I have been married for 18 years now and I could not imagine sharing my husband at any point in those 18 years. Marriage requires hard work and a solid commitment from BOTH partners. How can the polygamous partner be committed, really committed to any one of his marriages. How can you really love more than one person and justify that love to your other marital partner? I understand that almost all of the women in polygamous relationships are there simply because they believe that this is the only way to get into heaven, because what rationale, sane woman wants to share her husband with anyone. Television is full of talk shows that thrive on the jealousy between a jilted wife/girlfriend and the one who jilted her. No one, not even those in polygamy deny the jealousy that occurs, but they learn to "keep sweet" in order to get into heaven. I say that I am glad that my God is a forgiving God and not one that forces me into polygamy.
99.9% cases of a man taking other wives, is his choice, without the consentment of the wife.
Men do it not to help the wife but to satisfy his earthly sexual appetite and power and pride, as well of competing with other men.
More women resulting in more children, more mouth to feed, more space to accomodate reducing the economic wealth of the family and more conflicts than unity.
Men spend more time with some wives than others, don't know much about all his children. He fail to satisfy all the wives sexually and economically.
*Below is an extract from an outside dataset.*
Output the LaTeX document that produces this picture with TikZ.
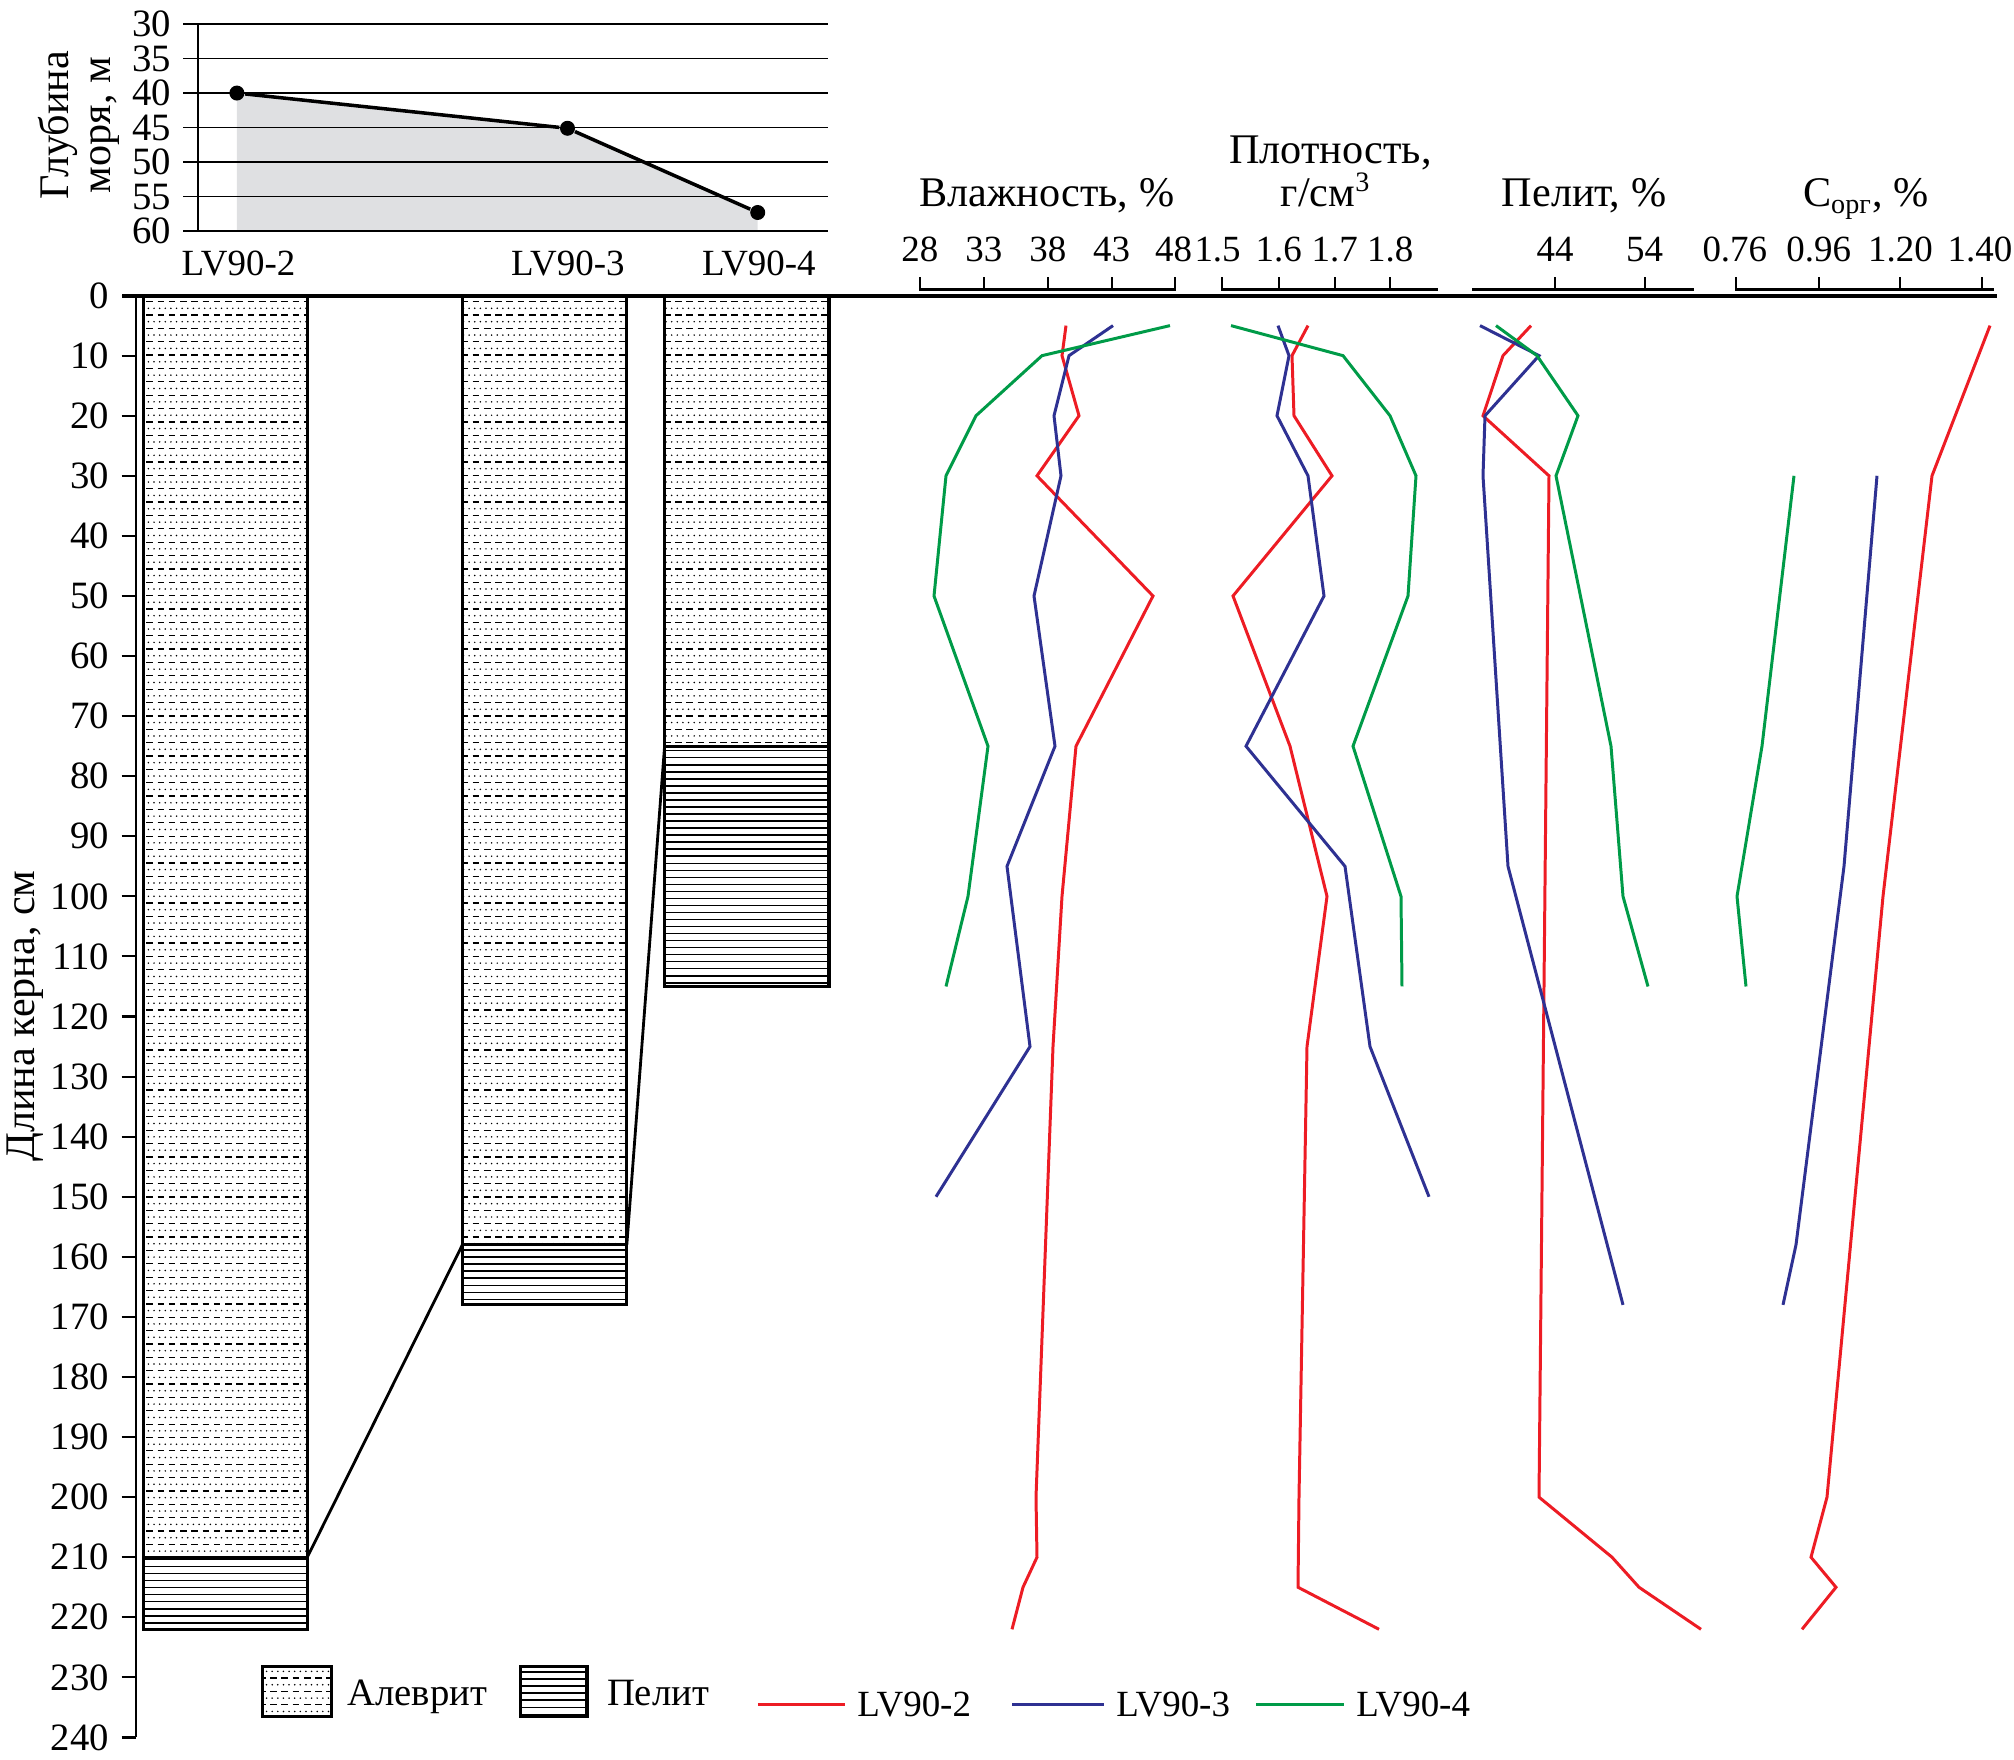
\documentclass[tikz,border=0pt]{standalone}
\usepackage{fontspec}
\setmainfont{Liberation Serif}
\usetikzlibrary{patterns}

\definecolor{lvred}{RGB}{237,28,36}
\definecolor{lvblue}{RGB}{46,49,146}
\definecolor{lvgreen}{RGB}{0,155,72}
\definecolor{seafill}{RGB}{223,224,226}

\pgfdeclarepatternformonly{alevrit}{\pgfpoint{-0.1pt}{-0.1pt}}{\pgfpoint{3.3pt}{3.9pt}}{\pgfpoint{3.2pt}{3.8pt}}{%
  \pgfsetlinewidth{0.35pt}%
  \pgfpathmoveto{\pgfpoint{0pt}{0.5pt}}%
  \pgfpathlineto{\pgfpoint{1.9pt}{0.5pt}}%
  \pgfusepath{stroke}%
  \pgfpathcircle{\pgfpoint{0.6pt}{2.4pt}}{0.24pt}%
  \pgfpathcircle{\pgfpoint{2.2pt}{2.4pt}}{0.24pt}%
  \pgfusepath{fill}%
}
\pgfdeclarepatternformonly{pelit}{\pgfpoint{-0.1pt}{-0.1pt}}{\pgfpoint{1.1pt}{2.1pt}}{\pgfpoint{1pt}{2pt}}{%
  \pgfsetlinewidth{0.42pt}%
  \pgfpathmoveto{\pgfpoint{-0.1pt}{1pt}}%
  \pgfpathlineto{\pgfpoint{1.1pt}{1pt}}%
  \pgfusepath{stroke}%
}

\begin{document}
\begin{tikzpicture}[x=0.01cm,y=-0.01cm,
    every node/.style={font=\fontsize{11}{13}\selectfont},
    ttl/.style={font=\fontsize{12}{12}\selectfont},
    num/.style={font=\fontsize{10.5}{12}\selectfont},
    grid/.style={line width=0.4pt},
    axis/.style={line width=0.6pt},
    core/.style={draw,line width=0.9pt},
    dot/.style={circle,fill,inner sep=0pt,minimum size=0.15cm},
    lv2/.style={lvred,line width=0.85pt},
    lv3/.style={lvblue,line width=0.85pt},
    lv4/.style={lvgreen,line width=0.85pt}]

  \useasboundingbox (0,0) rectangle (2014,1760);

  % sea depth
  \begin{scope}[yshift=1.83cm,y=-0.069cm]
    \fill[seafill] (236.9,40) -- (567.5,45.1) -- (757.7,57.3) -- (757.7,60) -- (236.9,60) -- cycle;
    \foreach \m in {30,35,...,60}
      \draw[grid] (183.2,\m) -- (827.6,\m) node[pos=0,left] (m\m) {\m};
    \draw[axis] (197.8,30) -- (197.8,60);
    \node[dot] (p2) at (236.9,40) {};
    \node[dot] (p3) at (567.5,45.1) {};
    \node[dot] (p4) at (757.7,57.3) {};
    \draw[line width=1pt] (p2) -- (p3) -- (p4);
  \end{scope}

  \node[ttl,rotate=90,align=center] (seat) at (79,125) {Глубина\\моря, м};
  \node[num] (s2) at (238.5,263.3) {LV90-2};
  \node[num] (s3) at (567.8,263.3) {LV90-3};
  \node[num] (s4) at (758.8,263.3) {LV90-4};

  % scales
  \draw[axis] (919.9,277) -- (919.9,289.5) -- (1175,289.5) -- (1175,277);
  \draw[axis] (1221.8,277) -- (1221.8,289.5) -- (1437.8,289.5);
  \draw[axis] (1472,289.5) -- (1694.3,289.5);
  \draw[axis] (1736.2,277) -- (1736.2,289.5) -- (1994.1,289.5);
  \foreach \x in {983.8,1047.8,1111.7,1278.7,1334.8,1390.2,1555,1644.6,1818.7,1900.4,1982}
    \draw[axis] (\x,277) -- (\x,289.5);
  \foreach \x/\t [count=\i] in {919.9/28,983.8/33,1047.8/38,1111.7/43,1173.5/48,
      1217.6/1.5,1278.7/1.6,1334.8/1.7,1390.2/1.8,1555/44,1644.6/54,
      1734.8/0.76,1818.7/0.96,1900.4/1.20,1980/1.40}
    \node[num,anchor=base] (v\i) at (\x,261.7) {\t};

  \node[ttl,anchor=base] (tw) at (1047,206.7) {Влажность, \%};
  \node[ttl,anchor=base] (tp) at (1330.5,163.3) {Плотность,};
  \node[ttl,anchor=base] (tu) at (1326,206.7) {г/см\textsuperscript{3}};
  \node[ttl,anchor=base] (tl) at (1584,206.7) {Пелит, \%};
  \node[ttl,anchor=base] (tc) at (1866,206.7) {С\textsubscript{орг}, \%};

  \node[ttl,rotate=90] (dt) at (25,1016) {Длина керна, см};

  % cores
  \begin{scope}[yshift=-2.954cm,y=-0.06005cm]
    \draw[line width=1.1pt] (122,0) -- (1997,0);
    \draw[axis] (135.7,0) -- (135.7,240);
    \foreach \d in {0,10,...,240}
      \draw[axis] (121.7,\d) -- (135.7,\d) node[pos=0,left] (d\d) {\d};

    \draw[core,pattern=alevrit] (143.3,0) rectangle (307.3,210);
    \draw[core,pattern=pelit] (143.3,210) rectangle (307.3,222);
    \draw[core,pattern=alevrit] (462.4,0) rectangle (626.8,158);
    \draw[core,pattern=pelit] (462.4,158) rectangle (626.8,168);
    \draw[core,pattern=alevrit] (664.6,0) rectangle (829,75);
    \draw[core,pattern=pelit] (664.6,75) rectangle (829,115);

    \coordinate (k2) at (307.3,210);
    \coordinate (k3l) at (462.4,158);
    \coordinate (k3r) at (626.8,158);
    \coordinate (k4) at (664.6,75);
    \draw[line width=0.8pt] (k2) -- (k3l);
    \draw[line width=0.8pt] (k3r) -- (k4);

    \draw[lv2] plot coordinates {(1066,5) (1062,10) (1079,20) (1037,30) (1153,50) (1076,75)
      (1062,100) (1053,125) (1036,200) (1037,210) (1023,215) (1012,222)};
    \draw[lv3] plot coordinates {(1113,5) (1069,10) (1054,20) (1061,30) (1034,50) (1055,75)
      (1007,95) (1030,125) (936,150)};
    \draw[lv4] plot coordinates {(1170,5) (1042,10) (976,20) (946,30) (934,50) (988,75)
      (968,100) (946,115)};

    \draw[lv2] plot coordinates {(1308,5) (1292,10) (1294,20) (1332,30) (1233,50) (1290,75)
      (1327,100) (1307,125) (1299,200) (1298,215) (1379,222)};
    \draw[lv3] plot coordinates {(1278,5) (1289,10) (1277,20) (1308,30) (1324,50) (1246,75)
      (1345,95) (1370,125) (1429,150)};
    \draw[lv4] plot coordinates {(1231,5) (1343,10) (1390,20) (1416,30) (1408,50) (1353,75)
      (1401,100) (1402,115)};

    \draw[lv2] plot coordinates {(1531,5) (1503,10) (1483,20) (1549,30) (1539,200) (1612,210)
      (1639,215) (1701,222)};
    \draw[lv3] plot coordinates {(1480,5) (1539,10) (1485,20) (1483,30) (1508,95) (1623,168)};
    \draw[lv4] plot coordinates {(1496,5) (1537,10) (1578,20) (1556,30) (1611,75) (1623,100)
      (1648,115)};

    \draw[lv2] plot coordinates {(1990,5) (1932,30) (1883,100) (1827,200) (1811,210) (1836,215)
      (1802,222)};
    \draw[lv3] plot coordinates {(1877,30) (1844,95) (1796,158) (1783,168)};
    \draw[lv4] plot coordinates {(1794,30) (1762,75) (1737,100) (1746,115)};
  \end{scope}

  % legend
  \draw[core,pattern=alevrit] (262.7,1666.7) rectangle (331.7,1716.7);
  \node[anchor=base west,inner sep=0pt] (la) at (346.7,1705) {Алеврит};
  \draw[core,pattern=pelit] (520.2,1666.7) rectangle (587,1716.7);
  \node[anchor=base west,inner sep=0pt] (lp) at (606.3,1705) {Пелит};

  \coordinate (l2s) at (757.9,1704.5);
  \coordinate (l3s) at (1012,1704.5);
  \coordinate (l4s) at (1256.2,1704.5);
  \node[num,anchor=west] (l2) at (845,1704.5) {LV90-2};
  \node[num,anchor=west] (l3) at (1104,1704.5) {LV90-3};
  \node[num,anchor=west] (l4) at (1344,1704.5) {LV90-4};
  \draw[lv2] (l2s) -- (l2);
  \draw[lv3] (l3s) -- (l3);
  \draw[lv4] (l4s) -- (l4);

\end{tikzpicture}
\end{document}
in so many polygamous relationships either the women hate on each other, or ignor the husband by becoming lesbians. Specially between the 1st and 2nd wives, who get less attention overtime.
when a society have options such as polyandry(one wooman many men), same sex relationship (single of mutiple), bi-sexual relationships, people can join to remain celibate, single but sexually independent (males, females and gays), then polygamyhabe it rightful place; other than that, it's just a Patriarchal (male supremesy ego which leave the community poorer with no balance, no harmony, no proper family planning, no population control; leading to no economic growth, high unemployment etc.
most polygamous countries, are the poorest on earth.
Marriage is meant to be a beautiful and positive thing. It should be an equal partnership, rather than an imbalance. A polygamous women may give her husband 100% of herself, but only gets 50% from her husband in return.